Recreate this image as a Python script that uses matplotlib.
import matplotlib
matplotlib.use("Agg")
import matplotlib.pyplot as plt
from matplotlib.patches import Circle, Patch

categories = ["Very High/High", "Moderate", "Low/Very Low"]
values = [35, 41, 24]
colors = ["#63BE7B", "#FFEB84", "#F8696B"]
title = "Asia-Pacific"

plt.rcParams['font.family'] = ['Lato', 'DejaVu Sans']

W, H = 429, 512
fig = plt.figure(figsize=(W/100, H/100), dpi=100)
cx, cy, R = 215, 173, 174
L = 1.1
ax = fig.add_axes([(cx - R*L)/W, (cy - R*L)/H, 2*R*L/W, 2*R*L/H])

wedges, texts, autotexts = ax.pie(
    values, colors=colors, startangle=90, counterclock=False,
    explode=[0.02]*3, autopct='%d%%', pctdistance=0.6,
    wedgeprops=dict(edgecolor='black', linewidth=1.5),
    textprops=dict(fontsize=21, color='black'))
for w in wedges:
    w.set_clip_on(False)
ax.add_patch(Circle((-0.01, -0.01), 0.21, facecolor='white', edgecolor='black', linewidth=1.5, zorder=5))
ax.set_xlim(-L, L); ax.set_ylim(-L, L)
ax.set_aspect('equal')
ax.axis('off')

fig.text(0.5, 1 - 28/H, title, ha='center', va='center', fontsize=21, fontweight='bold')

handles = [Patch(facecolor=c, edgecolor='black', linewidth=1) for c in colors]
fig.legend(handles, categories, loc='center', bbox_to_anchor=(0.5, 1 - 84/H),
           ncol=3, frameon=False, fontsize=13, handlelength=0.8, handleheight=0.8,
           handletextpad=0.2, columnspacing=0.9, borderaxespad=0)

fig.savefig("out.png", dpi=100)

+++

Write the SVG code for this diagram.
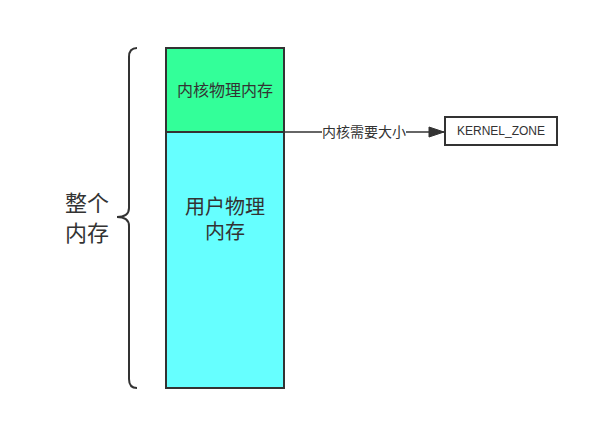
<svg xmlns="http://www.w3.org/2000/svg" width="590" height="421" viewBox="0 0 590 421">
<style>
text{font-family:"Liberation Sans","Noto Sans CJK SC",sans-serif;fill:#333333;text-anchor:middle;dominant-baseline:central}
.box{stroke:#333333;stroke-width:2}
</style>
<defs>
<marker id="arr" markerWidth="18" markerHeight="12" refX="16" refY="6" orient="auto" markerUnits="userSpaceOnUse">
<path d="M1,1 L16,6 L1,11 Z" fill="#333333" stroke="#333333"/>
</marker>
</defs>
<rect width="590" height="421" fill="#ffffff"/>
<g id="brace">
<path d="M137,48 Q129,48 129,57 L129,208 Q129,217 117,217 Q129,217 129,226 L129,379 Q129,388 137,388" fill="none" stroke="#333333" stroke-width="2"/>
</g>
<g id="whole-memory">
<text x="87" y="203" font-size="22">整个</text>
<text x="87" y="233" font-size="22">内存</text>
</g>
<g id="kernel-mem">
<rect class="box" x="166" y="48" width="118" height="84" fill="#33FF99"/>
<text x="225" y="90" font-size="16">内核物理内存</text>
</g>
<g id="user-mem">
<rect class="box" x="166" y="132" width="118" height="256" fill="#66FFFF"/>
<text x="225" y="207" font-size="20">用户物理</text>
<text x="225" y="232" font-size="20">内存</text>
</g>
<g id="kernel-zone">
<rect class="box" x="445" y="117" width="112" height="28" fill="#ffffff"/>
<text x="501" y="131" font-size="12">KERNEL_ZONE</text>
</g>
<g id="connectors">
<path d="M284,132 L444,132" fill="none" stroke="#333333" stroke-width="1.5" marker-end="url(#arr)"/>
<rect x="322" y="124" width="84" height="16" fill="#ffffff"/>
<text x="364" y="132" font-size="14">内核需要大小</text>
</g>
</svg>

+++

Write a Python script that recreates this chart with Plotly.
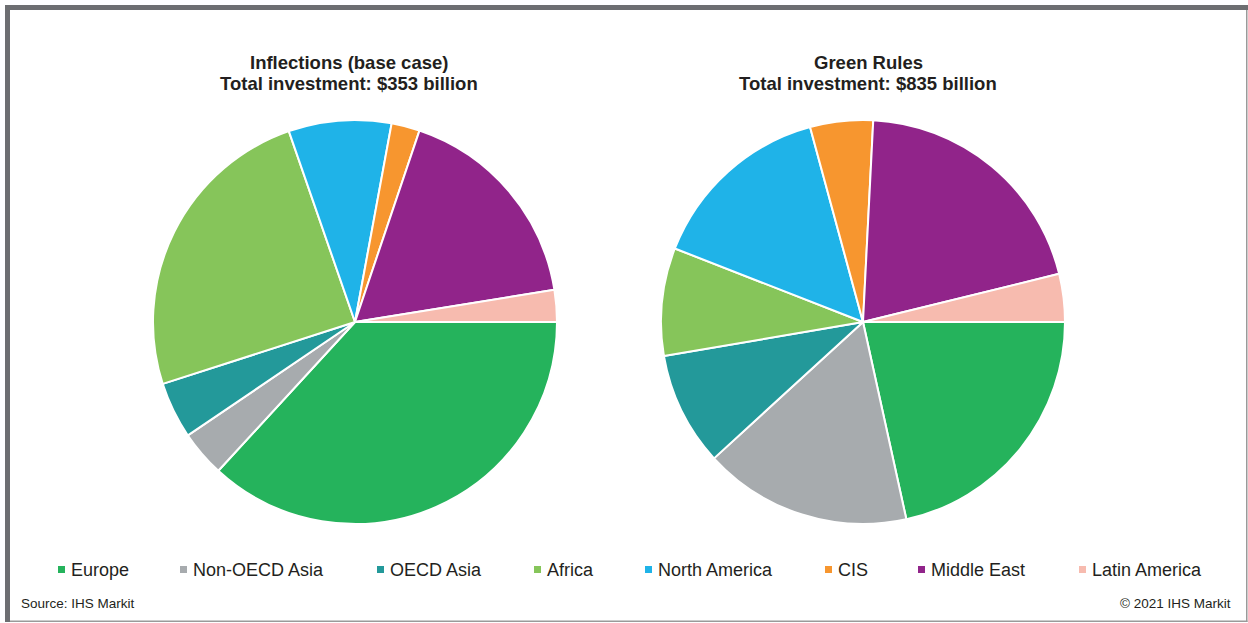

+++

-- What you should do --
Only the lines from the one containing "Recreate this image" through the one containing "ax = fig.add_axes([(cx" are to be reproduced, exactly as they appear.

-- Response to the exercise --
Recreate this image as a Python script that uses matplotlib.
import matplotlib
matplotlib.use("Agg")
import matplotlib.pyplot as plt
from matplotlib.patches import Circle, Patch

categories = ["Very High/High", "Moderate", "Low/Very Low"]
values = [35, 41, 24]
colors = ["#63BE7B", "#FFEB84", "#F8696B"]
title = "Asia-Pacific"

plt.rcParams['font.family'] = ['Lato', 'DejaVu Sans']

W, H = 429, 512
fig = plt.figure(figsize=(W/100, H/100), dpi=100)
cx, cy, R = 215, 173, 174
L = 1.1
ax = fig.add_axes([(cx - R*L)/W, (cy - R*L)/H, 2*R*L/W, 2*R*L/H])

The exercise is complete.